A luta não foi fácil, especialmente durante os seis meses em que o auxiliar de farmácia ficou preso e teve um pedido de habeas corpus negado. Apesar disso, do lado de fora, o grupo engajado na campanha que pedia justiça e liberdade para o inocente não desistiu. Débora Aleluia, colega de André, foi a criadora do abaixo-assinado que concentrou o movimento.
União venceu
Jornalista, de 24 anos, Débora conheceu André na igreja Mangue, no Recife, uma comunidade pequena, mas muito unida.
Segundo lembra a jornalista, assim que todos souberam do caso, imediatamente se organizaram para formar grupos de mobilização em defesa do colega de comunidade.
“A gente fez esse grupo muito rápido, justamente motivados por já conhecer André, saber da índole dele, saber que ele não estava envolvido nesse crime”, disse Débora. “Também porque a gente sempre viu ele como um cara muito solícito, então, a gente queria, de alguma forma, retribuir essa ajuda que ele sempre nos deu.”

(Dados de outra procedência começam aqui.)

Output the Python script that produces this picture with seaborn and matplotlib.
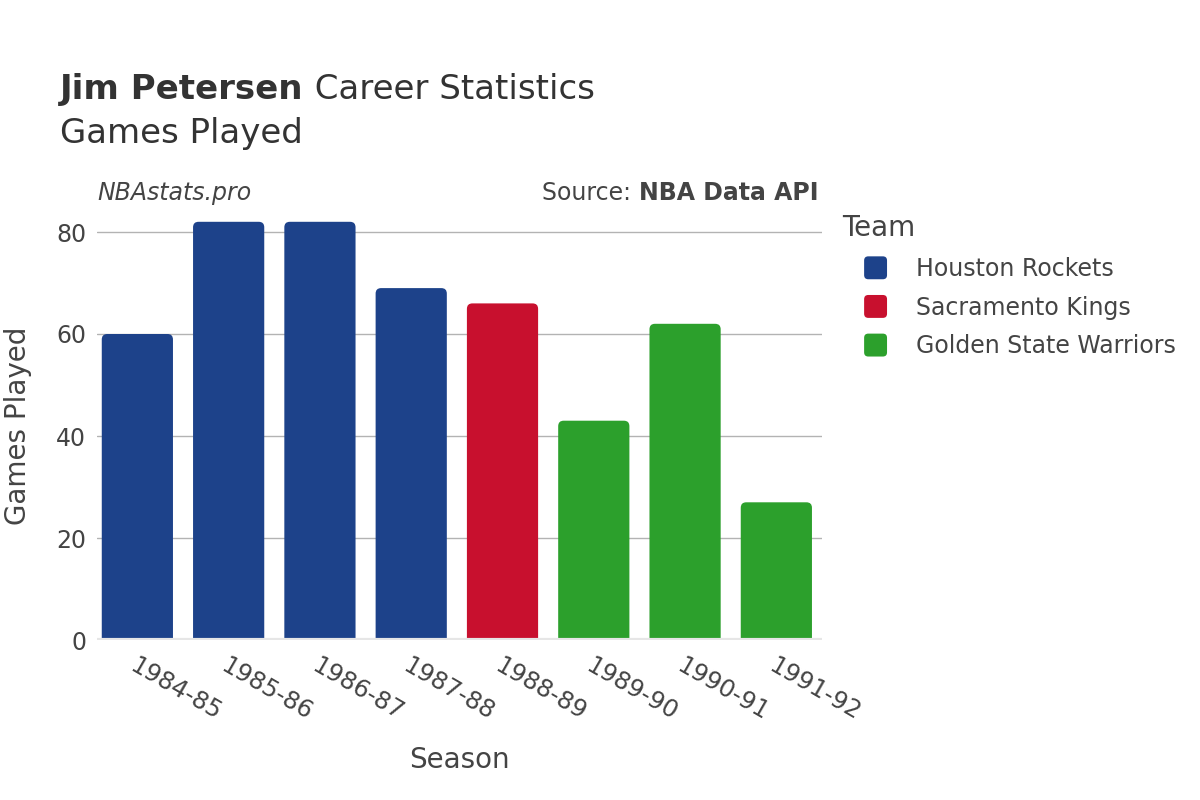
import matplotlib
matplotlib.use("Agg")
import matplotlib.pyplot as plt
from matplotlib.patches import FancyBboxPatch, Patch
from matplotlib.legend_handler import HandlerPatch
import seaborn as sns
import pandas as pd

# === Data ===
seasons = ["1984-85", "1985-86", "1986-87", "1987-88", "1988-89", "1989-90", "1990-91", "1991-92"]
games = [60, 82, 82, 69, 66, 43, 62, 27]
teams = ["Houston Rockets", "Houston Rockets", "Houston Rockets", "Houston Rockets",
         "Sacramento Kings", "Golden State Warriors", "Golden State Warriors", "Golden State Warriors"]
team_order = ["Houston Rockets", "Sacramento Kings", "Golden State Warriors"]
team_colors = ["#1d428a", "#c8102e", "#2ca02c"]

df = pd.DataFrame({"Season": seasons, "Games": games, "Team": teams})
palette = dict(zip(team_order, team_colors))

sns.set_style("white")
plt.rcParams["font.family"] = ["DejaVu Sans"]
txt = "#444444"


# rounded square swatches for the legend
class RoundSwatch(HandlerPatch):
    def create_artists(self, legend, orig_handle, xdescent, ydescent, width, height, fontsize, trans):
        s = 16.5
        x0 = 15.75 - xdescent
        y0 = height / 2 - s / 2 - ydescent
        p = FancyBboxPatch((x0, y0), s, s, boxstyle="round,pad=0,rounding_size=3",
                           fc=orig_handle.get_facecolor(), ec="none", transform=trans)
        return [p]


fig = plt.figure(figsize=(12, 8), dpi=100)
ax = fig.add_axes([0.081, 0.2, 0.604, 0.5355])

sns.barplot(data=df, x="Season", y="Games", hue="Team", hue_order=team_order,
            palette=palette, saturation=1, dodge=False, width=0.78, legend=False, ax=ax)

# px per unit on each axis, used to keep the corner round
px_x, px_y = 91.3, 5.1
for p in list(ax.patches):
    x0, w, h = p.get_x(), p.get_width(), p.get_height()
    fc = p.get_facecolor()
    p.remove()
    if h == 0 or pd.isna(h):
        continue
    rb = FancyBboxPatch((x0, -3), w, h + 3,
                        boxstyle="round,pad=0,rounding_size=0.06",
                        mutation_aspect=px_x / px_y,
                        fc=fc, ec="none", zorder=2)
    ax.add_patch(rb)

ax.set_xlim(-0.44, 7.5)
ax.set_ylim(0, 84)
ax.set_yticks([0, 20, 40, 60, 80])
for yv in [20, 40, 60, 80]:
    ax.axhline(yv, color="#b3b3b3", lw=1, zorder=1)
ax.axhline(0, color="#e6e6e6", lw=3, zorder=3)
for s in ax.spines.values():
    s.set_visible(False)

ax.tick_params(axis="y", labelsize=17, labelcolor=txt, length=0, pad=8)
ax.tick_params(axis="x", labelsize=17.5, labelcolor=txt, length=0, pad=10)
for lab in ax.get_xticklabels():
    lab.set_rotation(-30)
    lab.set_ha("left")
    lab.set_va("top")
    lab.set_rotation_mode("anchor")

ax.set_xlabel("Season", fontsize=20, color=txt, labelpad=15)
ax.set_ylabel("Games Played", fontsize=20, color=txt, labelpad=17)

# === Titles ===
t1 = fig.text(0.05, 0.876, "Jim Petersen", fontsize=24.5, fontweight="bold", color="#333333", va="baseline")
fig.canvas.draw()
ax.annotate(" Career Statistics", xy=(1, 0), xycoords=t1, fontsize=24.5, color="#333333", va="bottom",
            annotation_clip=False)
fig.text(0.05, 0.821, "Games Played", fontsize=24.5, color="#333333", va="baseline")

fig.text(0.081, 0.75, "NBAstats.pro", fontsize=17, style="italic", color=txt, va="baseline")
s1 = fig.text(0.682, 0.75, "NBA Data API", fontsize=17, fontweight="bold", color=txt, va="baseline", ha="right")
fig.canvas.draw()
ax.annotate("Source: ", xy=(0, 0), xycoords=s1, fontsize=17, color=txt, va="bottom", ha="right",
            annotation_clip=False)

# === Legend ===
handles = [Patch(facecolor=c) for c in team_colors]
leg = fig.legend(handles, team_order, title="Team", loc="upper left",
                 bbox_to_anchor=(0.694, 0.744), frameon=False, fontsize=17,
                 title_fontsize=20, labelspacing=0.62, handletextpad=0.735, borderaxespad=0,
                 handlelength=2.4, handleheight=1.0,
                 handler_map={Patch: RoundSwatch()})
leg._legend_box.align = "left"
for t in leg.get_texts():
    t.set_color(txt)
leg.get_title().set_color(txt)

fig.savefig("out.png", dpi=100)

Débora conta que a ajuda somente através dos meios legais e jurídicos não foi suficiente. Por isso, o grupo promoveu a petição, entrevistas na imprensa e tuitaços para pressionar o Tribunal de Justiça e o Ministério Público de Pernambuco, apontando o racismo institucional no caso. Para André, as mobilizações ajudaram o processo a andar mais rápido.
“A ajuda foi tão grande que acredito que fez muita diferença na divulgação do caso e, principalmente, no apoio”, afirmou o homem já livre de todas as acusações injustas. “Se não fosse esse apoio, a minha causa não teria essa visibilidade”, reagiu André, agradecido.
Para Débora, a justiça foi falha no episódio e que a petição online foi essencial no processo por ter dado voz à situação e mostrado que as pessoas acreditavam na inocência de André. A mobilização fez com que o caso chegasse à imprensa e a figuras públicas.
Luz no fim do túnel
Gratidão é o sentimento que fica em relação às mais de 13 mil pessoas que assinaram a petição.
Para Débora, esse montante não é apenas um número. Ela conta que cada nova assinatura que chegava ao manifesto, era celebrada. Para a jovem, esse processo de comoção coletiva foi bonito de ver, além de emocionantes os comentários deixados sobre André.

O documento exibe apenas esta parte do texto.